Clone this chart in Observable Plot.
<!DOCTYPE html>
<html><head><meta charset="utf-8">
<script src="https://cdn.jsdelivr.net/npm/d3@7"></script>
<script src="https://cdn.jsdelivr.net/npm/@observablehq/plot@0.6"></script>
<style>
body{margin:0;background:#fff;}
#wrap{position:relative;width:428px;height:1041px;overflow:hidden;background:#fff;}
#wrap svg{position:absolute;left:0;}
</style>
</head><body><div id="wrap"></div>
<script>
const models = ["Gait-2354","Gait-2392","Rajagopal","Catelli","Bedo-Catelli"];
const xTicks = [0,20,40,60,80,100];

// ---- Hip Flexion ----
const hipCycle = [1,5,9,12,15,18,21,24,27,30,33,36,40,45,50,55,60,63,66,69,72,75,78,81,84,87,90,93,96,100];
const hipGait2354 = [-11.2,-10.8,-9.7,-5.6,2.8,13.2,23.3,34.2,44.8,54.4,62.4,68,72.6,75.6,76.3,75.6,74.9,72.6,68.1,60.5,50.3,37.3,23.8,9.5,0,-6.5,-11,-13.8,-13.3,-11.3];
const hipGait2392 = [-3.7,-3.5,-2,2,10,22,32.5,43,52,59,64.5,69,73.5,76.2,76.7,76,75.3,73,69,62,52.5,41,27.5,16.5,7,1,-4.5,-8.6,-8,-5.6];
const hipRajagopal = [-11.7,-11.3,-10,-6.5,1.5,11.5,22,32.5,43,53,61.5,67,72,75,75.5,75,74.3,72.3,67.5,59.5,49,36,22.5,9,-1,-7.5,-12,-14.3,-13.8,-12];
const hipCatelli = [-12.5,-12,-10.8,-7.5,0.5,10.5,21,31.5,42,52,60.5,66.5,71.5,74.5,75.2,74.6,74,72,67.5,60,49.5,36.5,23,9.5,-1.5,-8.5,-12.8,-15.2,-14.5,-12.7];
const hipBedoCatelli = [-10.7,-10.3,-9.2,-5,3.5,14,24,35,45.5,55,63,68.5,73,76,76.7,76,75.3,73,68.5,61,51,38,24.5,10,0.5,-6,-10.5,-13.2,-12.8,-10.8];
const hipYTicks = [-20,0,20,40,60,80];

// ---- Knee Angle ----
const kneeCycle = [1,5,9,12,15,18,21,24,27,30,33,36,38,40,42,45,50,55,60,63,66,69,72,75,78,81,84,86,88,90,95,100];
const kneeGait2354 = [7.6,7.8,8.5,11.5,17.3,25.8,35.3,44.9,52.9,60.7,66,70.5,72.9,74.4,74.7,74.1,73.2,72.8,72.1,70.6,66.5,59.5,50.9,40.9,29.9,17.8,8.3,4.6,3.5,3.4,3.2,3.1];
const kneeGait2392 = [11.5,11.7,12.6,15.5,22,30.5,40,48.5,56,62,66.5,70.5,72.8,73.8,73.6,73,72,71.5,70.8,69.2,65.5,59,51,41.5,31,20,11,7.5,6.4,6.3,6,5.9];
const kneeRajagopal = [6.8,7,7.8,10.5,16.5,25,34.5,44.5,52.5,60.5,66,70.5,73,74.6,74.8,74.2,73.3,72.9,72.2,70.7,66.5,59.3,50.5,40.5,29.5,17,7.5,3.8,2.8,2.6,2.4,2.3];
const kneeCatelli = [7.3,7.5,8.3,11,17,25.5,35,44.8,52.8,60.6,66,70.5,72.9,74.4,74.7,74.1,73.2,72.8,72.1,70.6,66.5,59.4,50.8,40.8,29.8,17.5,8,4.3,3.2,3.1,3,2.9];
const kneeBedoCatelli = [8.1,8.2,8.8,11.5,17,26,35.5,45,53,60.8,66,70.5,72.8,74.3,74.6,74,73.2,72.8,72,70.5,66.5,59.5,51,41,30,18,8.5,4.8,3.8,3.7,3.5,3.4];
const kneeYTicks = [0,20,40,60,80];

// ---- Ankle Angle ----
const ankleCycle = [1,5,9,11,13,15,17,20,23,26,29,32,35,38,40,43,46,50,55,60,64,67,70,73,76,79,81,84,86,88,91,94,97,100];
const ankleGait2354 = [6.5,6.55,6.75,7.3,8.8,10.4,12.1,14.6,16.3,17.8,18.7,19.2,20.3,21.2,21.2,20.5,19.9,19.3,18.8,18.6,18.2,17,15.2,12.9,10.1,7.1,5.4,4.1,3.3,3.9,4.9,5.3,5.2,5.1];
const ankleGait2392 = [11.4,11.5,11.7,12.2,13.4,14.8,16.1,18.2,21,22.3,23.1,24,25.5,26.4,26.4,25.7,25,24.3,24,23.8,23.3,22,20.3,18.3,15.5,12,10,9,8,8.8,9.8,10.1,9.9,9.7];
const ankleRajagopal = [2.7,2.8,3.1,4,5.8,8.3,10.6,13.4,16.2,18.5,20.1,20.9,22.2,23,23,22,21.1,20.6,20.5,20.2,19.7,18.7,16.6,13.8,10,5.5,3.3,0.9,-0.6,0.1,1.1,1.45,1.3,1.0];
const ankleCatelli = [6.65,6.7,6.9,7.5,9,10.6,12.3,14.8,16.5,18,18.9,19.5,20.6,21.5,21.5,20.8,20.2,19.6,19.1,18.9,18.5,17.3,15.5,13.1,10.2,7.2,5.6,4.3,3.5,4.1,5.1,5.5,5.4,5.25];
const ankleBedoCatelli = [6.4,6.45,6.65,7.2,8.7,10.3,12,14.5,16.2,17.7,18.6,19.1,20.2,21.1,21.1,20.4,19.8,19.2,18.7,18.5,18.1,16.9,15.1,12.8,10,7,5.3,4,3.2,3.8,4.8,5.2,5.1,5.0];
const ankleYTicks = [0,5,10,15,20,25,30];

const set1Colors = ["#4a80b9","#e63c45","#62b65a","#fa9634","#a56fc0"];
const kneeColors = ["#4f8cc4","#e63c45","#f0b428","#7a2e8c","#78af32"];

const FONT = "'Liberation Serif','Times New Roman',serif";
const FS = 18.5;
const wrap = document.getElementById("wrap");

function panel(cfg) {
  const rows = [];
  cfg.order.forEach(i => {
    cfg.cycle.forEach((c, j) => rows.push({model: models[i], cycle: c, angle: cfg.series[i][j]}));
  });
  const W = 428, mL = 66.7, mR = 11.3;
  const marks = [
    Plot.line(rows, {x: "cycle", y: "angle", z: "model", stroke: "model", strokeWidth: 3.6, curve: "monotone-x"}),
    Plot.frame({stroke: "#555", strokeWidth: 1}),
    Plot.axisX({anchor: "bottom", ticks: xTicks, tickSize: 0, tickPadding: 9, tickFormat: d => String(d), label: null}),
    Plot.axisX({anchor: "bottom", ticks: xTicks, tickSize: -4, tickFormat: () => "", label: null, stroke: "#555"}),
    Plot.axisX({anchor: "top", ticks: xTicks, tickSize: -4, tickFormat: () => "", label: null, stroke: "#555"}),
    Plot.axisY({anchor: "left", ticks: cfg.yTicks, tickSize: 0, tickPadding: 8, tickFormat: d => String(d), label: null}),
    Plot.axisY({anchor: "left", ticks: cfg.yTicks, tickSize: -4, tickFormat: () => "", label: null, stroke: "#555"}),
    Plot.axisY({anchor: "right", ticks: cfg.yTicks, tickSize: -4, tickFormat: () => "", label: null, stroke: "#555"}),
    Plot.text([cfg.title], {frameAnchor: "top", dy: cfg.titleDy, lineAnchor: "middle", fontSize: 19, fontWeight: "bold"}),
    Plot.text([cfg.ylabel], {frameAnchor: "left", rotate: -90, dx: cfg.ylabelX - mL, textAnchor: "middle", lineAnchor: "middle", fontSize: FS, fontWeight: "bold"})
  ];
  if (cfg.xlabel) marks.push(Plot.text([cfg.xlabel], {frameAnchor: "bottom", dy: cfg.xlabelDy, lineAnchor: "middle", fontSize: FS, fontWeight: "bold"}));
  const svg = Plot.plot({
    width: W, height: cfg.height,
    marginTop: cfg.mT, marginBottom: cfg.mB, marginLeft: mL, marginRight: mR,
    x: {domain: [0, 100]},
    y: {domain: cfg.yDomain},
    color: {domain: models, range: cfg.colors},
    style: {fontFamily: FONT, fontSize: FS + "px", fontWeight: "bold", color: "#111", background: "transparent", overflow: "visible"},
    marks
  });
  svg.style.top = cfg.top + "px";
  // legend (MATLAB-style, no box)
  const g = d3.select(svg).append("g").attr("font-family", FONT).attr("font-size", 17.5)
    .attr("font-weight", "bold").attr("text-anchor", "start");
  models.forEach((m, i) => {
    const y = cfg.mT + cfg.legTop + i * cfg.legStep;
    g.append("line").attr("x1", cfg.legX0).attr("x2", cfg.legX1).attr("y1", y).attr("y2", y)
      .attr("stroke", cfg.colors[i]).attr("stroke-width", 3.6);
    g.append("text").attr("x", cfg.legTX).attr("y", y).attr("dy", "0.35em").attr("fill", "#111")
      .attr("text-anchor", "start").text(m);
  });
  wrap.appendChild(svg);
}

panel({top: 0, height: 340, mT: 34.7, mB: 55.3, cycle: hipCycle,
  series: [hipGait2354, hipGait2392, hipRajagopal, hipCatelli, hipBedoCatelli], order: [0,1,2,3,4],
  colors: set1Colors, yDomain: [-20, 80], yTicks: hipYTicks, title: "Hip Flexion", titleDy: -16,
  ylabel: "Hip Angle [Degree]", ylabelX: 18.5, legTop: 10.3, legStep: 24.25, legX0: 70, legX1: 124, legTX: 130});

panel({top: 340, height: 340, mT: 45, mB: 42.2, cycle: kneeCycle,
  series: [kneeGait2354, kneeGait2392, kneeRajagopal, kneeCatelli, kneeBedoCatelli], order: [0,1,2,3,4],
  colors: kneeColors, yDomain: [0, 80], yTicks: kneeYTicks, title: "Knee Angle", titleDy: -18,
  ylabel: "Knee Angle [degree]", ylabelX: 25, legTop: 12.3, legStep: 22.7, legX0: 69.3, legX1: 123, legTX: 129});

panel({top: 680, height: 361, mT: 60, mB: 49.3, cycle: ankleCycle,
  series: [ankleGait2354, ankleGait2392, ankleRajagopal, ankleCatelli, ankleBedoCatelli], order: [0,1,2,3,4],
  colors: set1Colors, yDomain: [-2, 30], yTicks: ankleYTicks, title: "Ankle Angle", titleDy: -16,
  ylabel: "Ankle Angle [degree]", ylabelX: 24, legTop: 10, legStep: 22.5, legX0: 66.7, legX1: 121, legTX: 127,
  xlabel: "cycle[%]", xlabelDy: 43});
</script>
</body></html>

Problem statement >> Exactly repeat the lines running from the top of the listing to the line bearing "const xTicks = [0,20,40,60,80,100];", both of those lines included, and only them.

Result for this task >>
Clone this chart in Observable Plot.
<!DOCTYPE html>
<html><head><meta charset="utf-8">
<script src="https://cdn.jsdelivr.net/npm/d3@7"></script>
<script src="https://cdn.jsdelivr.net/npm/@observablehq/plot@0.6"></script>
<style>
body{margin:0;background:#fff;}
#wrap{position:relative;width:428px;height:1041px;overflow:hidden;background:#fff;}
#wrap svg{position:absolute;left:0;}
</style>
</head><body><div id="wrap"></div>
<script>
const models = ["Gait-2354","Gait-2392","Rajagopal","Catelli","Bedo-Catelli"];
const xTicks = [0,20,40,60,80,100];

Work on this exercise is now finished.